# What did Spurgeon mean?



## Herald (Dec 26, 2019)

In his famous work, "A Defence of Calvinism" https://archive.spurgeon.org/calvinis.php , Charles Spurgeon wrote, "Calvinism is the Gospel". Spurgeon did not believe a person had to accept Calvinism in order to be saved. So, it begs the question, what did Spurgeon mean by his statement?

Sent from my Pixel 4 XL using Tapatalk


----------



## Jonathan95 (Dec 26, 2019)

Herald said:


> In his famous work, "A Defence of Calvinism" https://archive.spurgeon.org/calvinis.php , Charles Spurgeon wrote, "Calvinism is the Gospel". Spurgeon did not believe a person had to accept Calvinism in order to be saved. So, it begs the question, what did Spurgeon mean by his statement?
> 
> Sent from my Pixel 4 XL using Tapatalk



You can be a Calvinist without "accepting it" so to speak. I think to be practically Arminian speaks to a works based worldview. You can disagree with Calvinism while at the same time being practically calvinistic in your approach to God without really knowing it.

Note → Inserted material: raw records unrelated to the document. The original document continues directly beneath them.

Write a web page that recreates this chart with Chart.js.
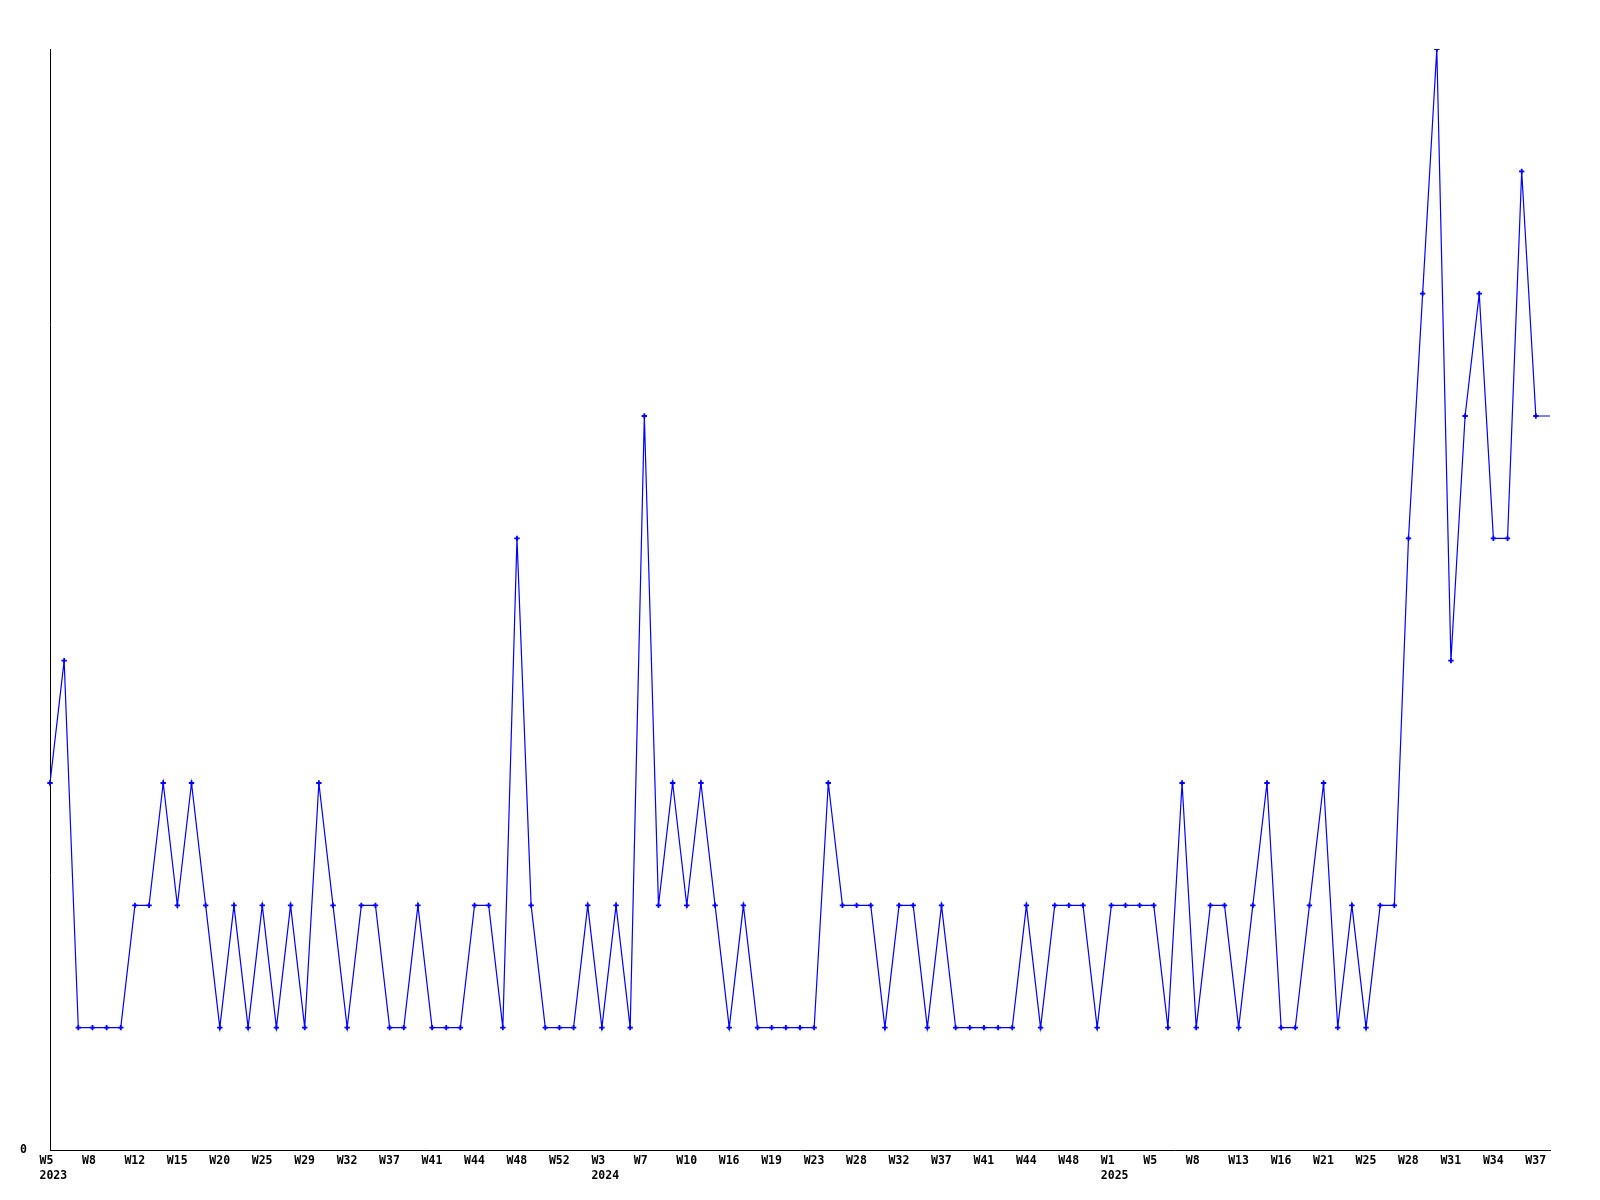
<!DOCTYPE html>
<html>
<head>
<meta charset="utf-8">
<script src="https://cdn.jsdelivr.net/npm/chart.js@4.4.1/dist/chart.umd.min.js"></script>
<style>
	html, body { margin: 0; padding: 0; background: #fff; }
</style>
</head>
<body>
<canvas id="weekly-chart" width="1600" height="1200"></canvas>
<script>
// tick labels, one every 3 points (week, year shown on first week of a year)
const tickWeeks = [
	'W5', 'W8', 'W12', 'W15', 'W20', 'W25', 'W29', 'W32', 'W37', 'W41', 'W44', 'W48',
	'W52', 'W3', 'W7', 'W10', 'W16', 'W19', 'W23', 'W28', 'W32', 'W37', 'W41', 'W44', 'W48',
	'W1', 'W5', 'W8', 'W13', 'W16', 'W21', 'W25', 'W28', 'W31', 'W34', 'W37',
];
const tickYears = {0: '2023', 13: '2024', 25: '2025'};

const values = [
	3, 4, 1, 1, 1, 1, 2, 2, 3, 2, 3, 2, 1, 2, 1, 2, 1, 2, 1, 3,
	2, 1, 2, 2, 1, 1, 2, 1, 1, 1, 2, 2, 1, 5, 2, 1, 1, 1, 2, 1,
	2, 1, 6, 2, 3, 2, 3, 2, 1, 2, 1, 1, 1, 1, 1, 3, 2, 2, 2, 1,
	2, 2, 1, 2, 1, 1, 1, 1, 1, 2, 1, 2, 2, 2, 1, 2, 2, 2, 2, 1,
	3, 1, 2, 2, 1, 2, 3, 1, 1, 2, 3, 1, 2, 1, 2, 2, 5, 7, 9, 4,
	6, 7, 5, 5, 8, 6, 6,
];

const labels = values.map((v, i) => {
	if (i % 3 !== 0) return '';
	const t = i / 3;
	return tickYears[t] ? [tickWeeks[t], tickYears[t]] : tickWeeks[t];
});

const monoFont = { family: '"DejaVu Sans Mono", "Liberation Mono", monospace', size: 11.5, weight: 'bold', lineHeight: 1.35 };

const ctx = document.getElementById('weekly-chart').getContext('2d');
new Chart(ctx, {
	type: 'line',
	data: {
		labels: labels,
		datasets: [
			{
				data: values,
				borderColor: '#0000ff',
				backgroundColor: '#0000ff',
				borderWidth: 1.2,
				tension: 0,
				pointStyle: 'cross',
				pointRadius: (c) => (c.dataIndex === values.length - 1 ? 0 : 2.7),
				pointBorderWidth: 1.8,
				pointBorderColor: '#0000ff',
			},
		],
	},
	options: {
		responsive: false,
		animation: false,
		devicePixelRatio: 1,
		layout: { padding: { left: 0, right: 50, top: 49, bottom: 0 } },
		plugins: { legend: { display: false }, tooltip: { enabled: false } },
		scales: {
			x: {
				offset: false,
				grid: { display: false, drawTicks: false, tickLength: 0 },
				border: { display: true, color: '#000', width: 1 },
				ticks: {
					autoSkip: false,
					maxRotation: 0,
					align: 'start',
					labelOffset: -10.5,
					padding: 3,
					color: '#000',
					font: monoFont,
				},
				afterFit: (scale) => { scale.height = 50; },
			},
			y: {
				min: 0,
				max: 9,
				grid: { display: false, drawTicks: false, tickLength: 0 },
				border: { display: true, color: '#000', width: 1 },
				afterBuildTicks: (scale) => { scale.ticks = [{ value: 0 }]; },
				ticks: {
					padding: 23,
					color: '#000',
					font: monoFont,
				},
				afterFit: (scale) => { scale.width = 50; },
			},
		},
	},
});
</script>
</body>
</html>
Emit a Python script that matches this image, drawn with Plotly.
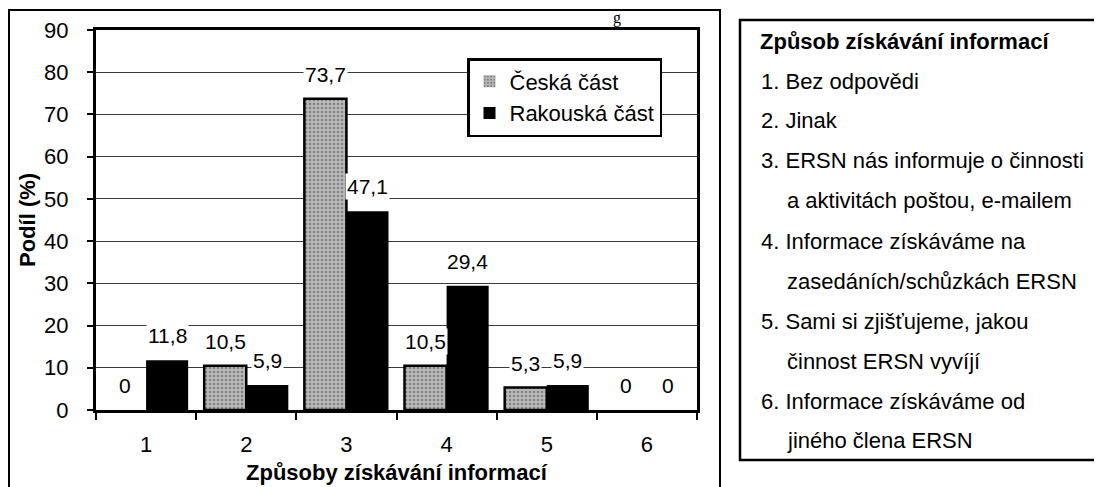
"""Způsoby získávání informací o činnosti ERSN - česká a rakouská část."""

import plotly.graph_objects as go

CATEGORIES = ["1", "2", "3", "4", "5", "6"]
CESKA = [0, 10.5, 73.7, 10.5, 5.3, 0]
RAKOUSKA = [11.8, 5.9, 47.1, 29.4, 5.9, 0]
Y_TICKS = [0, 10, 20, 30, 40, 50, 60, 70, 80, 90]

X_TITLE = "Způsoby získávání informací"
Y_TITLE = "Podíl (%)"
PANEL_TITLE = "Způsob získávání informací"
PANEL_LINES = [
    ("1. Bez odpovědi", False),
    ("2. Jinak", False),
    ("3. ERSN nás informuje o činnosti", False),
    ("a aktivitách poštou, e-mailem", True),
    ("4. Informace získáváme na", False),
    ("zasedáních/schůzkách ERSN", True),
    ("5. Sami si zjišťujeme, jakou", False),
    ("činnost ERSN vyvíjí", True),
    ("6. Informace získáváme od", False),
    ("jiného člena ERSN", True),
]

FONT = "Arial, Liberation Sans, sans-serif"
# the page body has an 8px margin, so the figure is shrunk and shifted by it
BODY = 8
WIDTH, HEIGHT = 1102 - BODY, 487 - BODY
# plot area in screen pixels
PLOT_L, PLOT_R, PLOT_T, PLOT_B = 96, 697, 30, 410


def px_x(px):
    return (px - PLOT_L) / (PLOT_R - PLOT_L)


def px_y(py):
    return (PLOT_B - py) / (PLOT_B - PLOT_T)


fig = go.Figure()
fig.add_trace(
    go.Bar(
        name="Česká část",
        x=CATEGORIES,
        y=CESKA,
        marker=dict(
            color="#b8b8b8",
            line=dict(color="black", width=[0 if v == 0 else 2.5 for v in CESKA]),
            pattern=dict(shape=".", fgcolor="#4a4a4a", size=4, solidity=0.3),
        ),
    )
)
fig.add_trace(
    go.Bar(
        name="Rakouská část",
        x=CATEGORIES,
        y=RAKOUSKA,
        marker=dict(color="black", line=dict(width=0)),
    )
)

# value labels above bars, white boxes break the gridlines like in the original
for series, shift in ((CESKA, -21), (RAKOUSKA, 21)):
    for i, value in enumerate(series):
        fig.add_annotation(
            x=i,
            y=value,
            xref="x",
            yref="y",
            text=f"{value:g}".replace(".", ","),
            showarrow=False,
            xshift=shift,
            yanchor="bottom",
            yshift=11,
            bgcolor="white",
            borderpad=1,
            font=dict(size=21, color="black", family=FONT),
        )

# outer frame of the chart and the side panel
fig.add_shape(
    type="rect", xref="paper", yref="paper",
    x0=px_x(9), x1=px_x(720), y0=px_y(520), y1=px_y(10),
    line=dict(color="black", width=2), layer="below",
)
fig.add_shape(
    type="rect", xref="paper", yref="paper",
    x0=px_x(740), x1=px_x(1120), y0=px_y(460), y1=px_y(20),
    line=dict(color="black", width=2.5), layer="below",
)

# axis titles
fig.add_annotation(
    xref="paper", yref="paper", x=0.5, y=px_y(472),
    xanchor="center", yanchor="middle", showarrow=False,
    text=f"<b>{X_TITLE}</b>", font=dict(size=22, color="black", family=FONT),
)
fig.add_annotation(
    xref="paper", yref="paper", x=px_x(27), y=0.5,
    xanchor="center", yanchor="middle", showarrow=False, textangle=-90,
    text=f"<b>{Y_TITLE}</b>", font=dict(size=22, color="black", family=FONT),
)

fig.add_annotation(
    xref="paper", yref="paper", x=px_x(758), y=px_y(42),
    xanchor="left", yanchor="middle", showarrow=False,
    text=f"<b>{PANEL_TITLE}</b>",
    font=dict(size=22, color="black", family=FONT),
)
for i, (line, indent) in enumerate(PANEL_LINES):
    fig.add_annotation(
        xref="paper", yref="paper",
        x=px_x(785 if indent else 759), y=px_y(81 + 40 * i),
        xanchor="left", yanchor="middle", showarrow=False,
        text=line,
        font=dict(size=22, color="black", family=FONT),
    )

# remnant of the caption above the chart
fig.add_annotation(
    xref="paper", yref="paper", x=px_x(617), y=px_y(BODY),
    xanchor="center", yanchor="top", showarrow=False, borderpad=0,
    text="g", font=dict(size=16, color="black", family="Liberation Serif, serif"),
)

fig.update_layout(
    width=WIDTH,
    height=HEIGHT,
    margin=dict(
        l=PLOT_L - BODY, r=1102 - PLOT_R, t=PLOT_T - BODY, b=487 - PLOT_B,
        autoexpand=False,
    ),
    paper_bgcolor="white",
    plot_bgcolor="white",
    barmode="group",
    bargap=0.16,
    bargroupgap=0,
    font=dict(family=FONT, color="black", size=22),
    legend=dict(
        x=px_x(467), y=px_y(58), xanchor="left", yanchor="top",
        bgcolor="white", bordercolor="black", borderwidth=2.5,
        font=dict(size=22, family=FONT, color="black"),
        itemwidth=30, tracegroupgap=0,
    ),
)
fig.update_xaxes(
    type="category",
    showline=True, mirror=True, linecolor="black", linewidth=3,
    ticks="outside", tickson="boundaries", ticklen=7, tickwidth=1.5, tickcolor="black",
    ticklabelstandoff=13,
    tickfont=dict(size=22),
    showgrid=False,
    automargin=False,
)
fig.update_yaxes(
    range=[0, 90],
    tickvals=Y_TICKS,
    showline=True, mirror=True, linecolor="black", linewidth=3,
    ticks="outside", ticklen=6, tickwidth=1.5, tickcolor="black",
    ticklabelstandoff=14,
    tickfont=dict(size=22),
    showgrid=True, gridcolor="#3a3a3a", gridwidth=1,
    zeroline=False,
    automargin=False,
)

fig.write_html("out.html")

The doctrines of Grace and what they teach about the sovereignty of God is the best news in the world. The true Gospel. That salvation is all due to Him and nothing but dirty rags comes from us.


----------



## Ed Walsh (Dec 26, 2019)

Herald said:


> In his famous work, "A Defence of Calvinism" https://archive.spurgeon.org/calvinis.php , Charles Spurgeon wrote, "Calvinism is the Gospel". Spurgeon did not believe a person had to accept Calvinism in order to be saved. So, it begs the question, what did Spurgeon mean by his statement?



Here's the full quote:

"I have my own private opinion that there is no such thing as preaching Christ and Him crucified, unless we preach what nowadays is called Calvinism. It is a nickname to call it Calvinism; Calvinism is the gospel, and nothing else."​
First, he calls "what nowadays is called Calvinism," a "nickname."
I always thought he was saying what we nickname Calvinism, is just another way to say that what it is is Christianity in it's the best form. It is merely another way of saying it is true Christianity. Other nicknames could be Augustinianism, The Reformed Faith, or, as Spurgeon called it, the Gospel.

I don't think we should read anything more in it than that.

Reactions: Like 1


----------